Design David Neale Sponsor Silent Pool Gin Build Neale Richards Garden Design Theme Contemporary yet relaxing city haven for a professional couple to unwind in
“ONCE YOU build a show garden you get the bug for it – a perverse sense of enjoyment and excitement, and when we won a gold medal at the 2010 Hampton Court Palace show we decided we’d design our own Chelsea garden one day – and this is it.
“I’d always thought that Silent Pool Distillery, near Guildford, would make a great theme for a show garden. For one thing it has beautiful brand colours – the bottles are a rich teal with 24 botanics embossed in copper round the sides. For another, the distillery is located close to the Silent Pool itself – an historic, spring-fed lake at the bottom of the North Downs. Legend has it a young woodcutter’s daughter was drowned here by a stranger on horseback – said to be King John in disguise. So the brand has a very powerful narrative too.

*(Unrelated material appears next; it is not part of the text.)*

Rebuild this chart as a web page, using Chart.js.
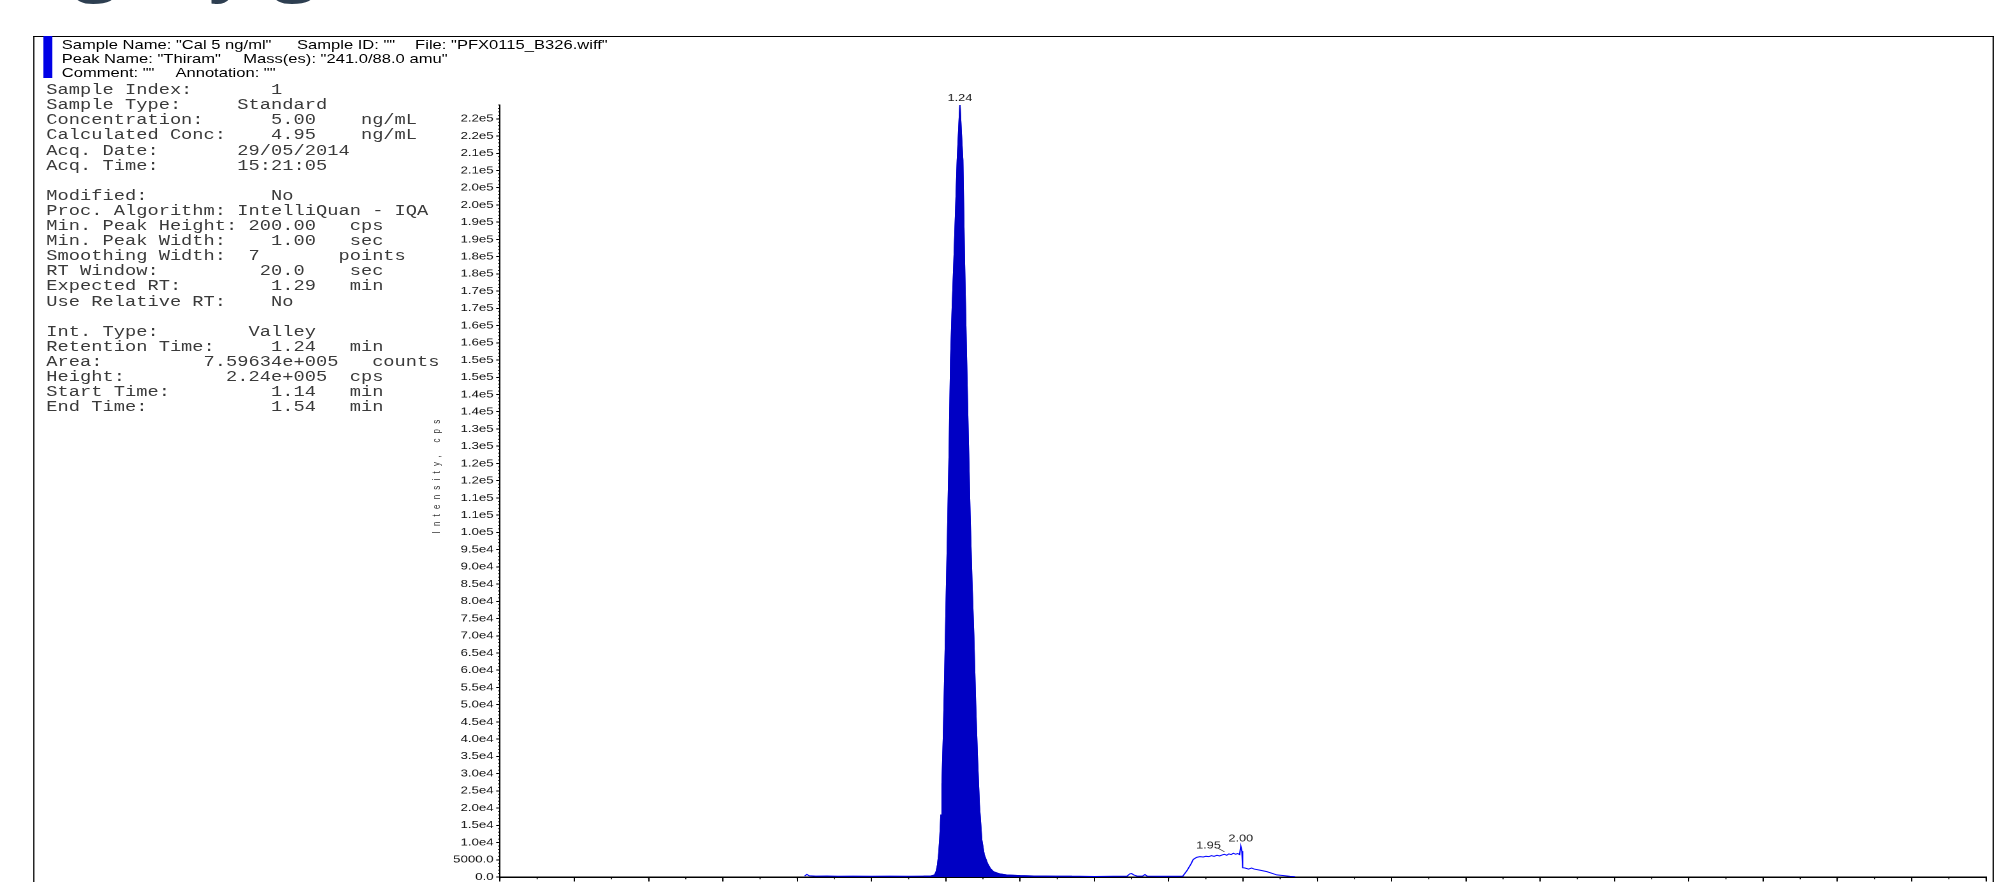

“We’re using UK-sourced materials, such as weathered-oak decking from Norbury Park, Purbeck dry-stone walling and Portland stone paving. We’ve chosen 5.5m (18ft) tall Carpinus betulus (hornbeam) with rootballs each weighing a tonne. The overall effect is of a leafy glade above a pool where dappled shade instantly cools the air.
“Copper accents drift through the blue and white colour scheme with swathes of Iris fulva and coppery fern Dryopteris erythrosora set against blue irises, amsonia, delphiniums, Anchusa azurea ‘Dropmore’, aquilegia ‘Hensol Harebell’, Brunnera macrophylla ‘Alexanders Great’, geraniums ‘Brookside’ and ‘Johnson’s Blue’ and Allium caeruleum.
“We’re planting botanicals too – irises (orris root is used in gin), Angelica archangelica for structure and height, chamomile for ground cover and white lavender in containers. Swathes of anthriscus softens the whole appearance, and grasses provide a semi-prairie effect around the boardwalk area.
“Getting the infinity pool 100% level with just the right flow of water is our biggest challenge. The pool is made from London Stone DesignClad porcelain tiles for a Corten-steel effect, with a rill around the perimeter and a twisted citrus peel sculpture in hammered copper, by Giles Rayner, at the centre.”